Problem details: Exclude the pictures and reproduce the remaining data exactly as written.
== Data
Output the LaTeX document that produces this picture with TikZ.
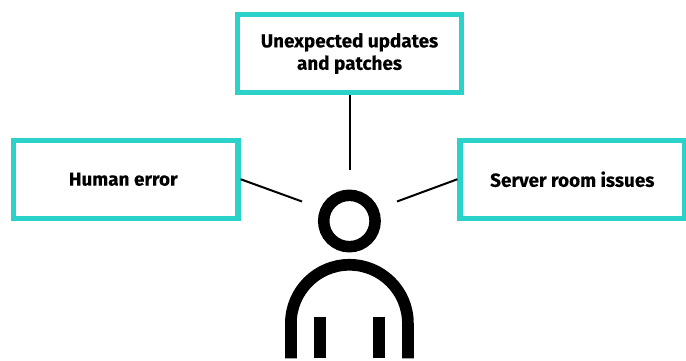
\documentclass[tikz,border=0pt]{standalone}
\usepackage{fontspec}
\setmainfont{Fira Sans}[BoldFont={Fira Sans Bold},BoldFeatures={FakeBold=0.25}]
\definecolor{teal}{HTML}{2AD2C9}
\tikzset{
  callout/.style={draw=teal,line width=5.4pt,fill=white,minimum width=224.5pt,minimum height=78pt,inner sep=0pt,align=center,font=\fontsize{18.9}{22}\selectfont\bfseries,text=black},
  link/.style={draw=black,line width=2pt},
  figure/.style={draw=black,line width=11.7pt},
  leg/.style={draw=black,line width=12pt}
}
\begin{document}
\begin{tikzpicture}[x=1pt,y=-1pt]
\useasboundingbox (0,0) rectangle (686,361);
\node[callout] (top) at (349.5,53.5) {\raisebox{-1pt}{Unexpected updates}\\\raisebox{-1.4pt}{and patches}};
\node[callout] (left) at (125.75,179.25) {Human error\hspace*{5pt}};
\node[callout] (right) at (572.3,179.25) {Server room issues};
\coordinate (topend) at (349.5,170);
\coordinate (leftend) at (302,201.5);
\coordinate (rightend) at (397,201.5);
\draw[link] (top.south) -- (topend);
\draw[link] (left.east) -- (leftend);
\draw[link] (right.west) -- (rightend);
\node[circle,draw=black,line width=11.5pt,minimum size=51.4pt,inner sep=0pt] (head) at (349.4,221) {};
\draw[figure] (290.9,358.3) -- (290.9,323.3) arc[start angle=180,end angle=360,radius=58.5] -- (407.9,358.3);
\draw[leg] (320,316.7) -- (320,358.3);
\draw[leg] (379,316.7) -- (379,358.3);
\end{tikzpicture}
\end{document}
====
Right answer:
Output the LaTeX document that produces this picture with TikZ.
\documentclass[tikz,border=0pt]{standalone}
\usepackage{fontspec}
\setmainfont{Fira Sans}[BoldFont={Fira Sans Bold},BoldFeatures={FakeBold=0.25}]
\definecolor{teal}{HTML}{2AD2C9}
\tikzset{
  callout/.style={draw=teal,line width=5.4pt,fill=white,minimum width=224.5pt,minimum height=78pt,inner sep=0pt,align=center,font=\fontsize{18.9}{22}\selectfont\bfseries,text=black},
  link/.style={draw=black,line width=2pt},
  figure/.style={draw=black,line width=11.7pt},
  leg/.style={draw=black,line width=12pt}
}
\begin{document}
\begin{tikzpicture}[x=1pt,y=-1pt]
\useasboundingbox (0,0) rectangle (686,361);
\node[callout] (top) at (349.5,53.5) {\raisebox{-1pt}{Unexpected updates}\\\raisebox{-1.4pt}{and patches}};
\node[callout] (left) at (125.75,179.25) {Human error\hspace*{5pt}};
\node[callout] (right) at (572.3,179.25) {Server room issues};
\coordinate (topend) at (349.5,170);
\coordinate (leftend) at (302,201.5);
\coordinate (rightend) at (397,201.5);
\draw[link] (top.south) -- (topend);
\draw[link] (left.east) -- (leftend);
\draw[link] (right.west) -- (rightend);
\node[circle,draw=black,line width=11.5pt,minimum size=51.4pt,inner sep=0pt] (head) at (349.4,221) {};
\draw[figure] (290.9,358.3) -- (290.9,323.3) arc[start angle=180,end angle=360,radius=58.5] -- (407.9,358.3);
\draw[leg] (320,316.7) -- (320,358.3);
\draw[leg] (379,316.7) -- (379,358.3);
\end{tikzpicture}
\end{document}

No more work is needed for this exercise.